Título: Atraso e injustiça
Autor: Luiz Rogério Magalhães
Fonte: Jornal do Brasil, 05/06/2005, Outras Opiniões, p. A11

A reforma tributária, em tramitação no Congresso, representa uma oportunidade ímpar para o Brasil corrigir um dos maiores entraves do seu desenvolvimento sócio-econômico: o centralismo tributário. Hoje, a União detém nada menos do que 61% de todos os impostos arrecadados no país. Os estados ficam com 24,3% e os municípios, com os 14,7% restantes. Esse modelo perverso fere o pacto federativo e ainda propicia a promiscuidade política, vez que torna estados e municípios dependentes de repasses federais.

As raízes para o centralismo tributário brasileiro estão fincadas nos tempos de Império, quando todos os impostos gerados no comércio exterior se avolumavam nos cofres da União. A Constituição de 1824 delegava à Câmara dos Deputados a função de legislar sobre matéria tributária, privando as províncias dessa responsabilidade. O advento da Constituição Republicana de 1891, inspirada no federalismo norte-americano, permitiu que os estados brasileiros respirassem por algum tempo a autonomia tributária. Mas o Estado Novo, de Getúlio Vargas, e o regime militar trataram de concentrar na União a arrecadação e a gestão de tributos.

A Constituição de 1988 voltou a preconizar a autonomia dos estados e municípios, dando origem a uma partilha aparentemente justa. A União ficava com os impostos sobre importação, exportação, renda (IR), produtos industrializados (IPI), propriedade rural (ITR) e operações financeiras (IOF). Aos estados couberam os impostos sobre circulação de mercadorias e serviços (ICMS), propriedade de veículos automotores (IPVA) e transmissão de heranças ou doações (ITCD). Os municípios, por sua vez, foram contemplados com a tributação sobre propriedade urbana (IPTU), serviços (ISS) e transmissão de bens imóveis (ITBI).

Em 1991, como resultado dessa divisão, o bolo tributário reservava 52,5% dos impostos à União, 30% aos estados e 17,5% aos municípios. Não satisfeito, o governo federal passou a lançar mão das contribuições não compartilhadas para aumentar sua arrecadação. Para se ter uma idéia, somente a Cofins, a CSLL e a CPMF recolheram mais de R$ 100 bilhões, em 2002, respondendo por 43% das receitas tributárias do governo federal naquele ano.
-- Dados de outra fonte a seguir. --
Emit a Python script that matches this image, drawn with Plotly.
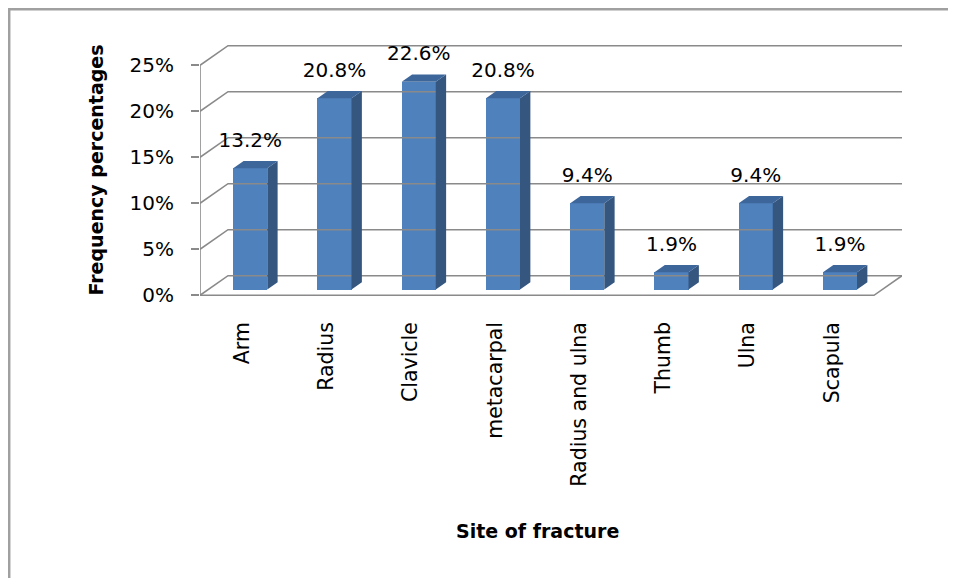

Na contramão da voracidade com que avança sobre as contribuições, o governo federal não demonstra o mesmo empenho na arrecadação dos impostos que compõem o Fundo de Participação de Estados e Municípios, verdadeira tábua de salvação de um sem número de prefeituras. Aliás, essa dependência dos repasses da União compromete a castidade do federalismo e dá margem ao indesejável clientelismo.

A reforma tributária enseja a possibilidade de mudança no modelo tributário vigente e a conseqüente correção de distorções e injustiças. A idéia de se criar um tributo único sobre o consumo, o Imposto de Valor Agregado (IVA), regido por uma única lei federal é positiva, desde que sua arrecadação seja automaticamente compartilhada pelos entes federativos. O consumidor precisa saber exatamente o quanto de imposto está pagando sobre o produto que ele compra. Os impostos embutidos em cascata camuflam a altíssima carga tributária do país, que chega a inacreditáveis 38% do PIB nacional. O momento é propício também para desonerar a cadeia produtiva. A tributação excessiva sobreleva o preço dos produtos brasileiros, tornando-os menos competitivos no exterior e inibindo o consumo interno.

Quando se fala em reforma tributária, é imperioso pensar em uma estrutura em que as atribuições e competências de cada esfera de poder estejam bem definidas. O modelo descentralizado deve estimular a cooperação entre os entes federativos e não criar abismos que acabam jogando prefeitos e governadores contra a União. E o mais importante dessa discussão é uma ruptura radical na filosofia da arrecadação. Os impostos recolhidos não podem ter como objetivo precípuo a consecução do superávit primário para pagamento dos juros da dívida. Os tributos, por definição, devem ser revertidos em investimentos para reduzir as injustiças e corrigir as desigualdades sociais.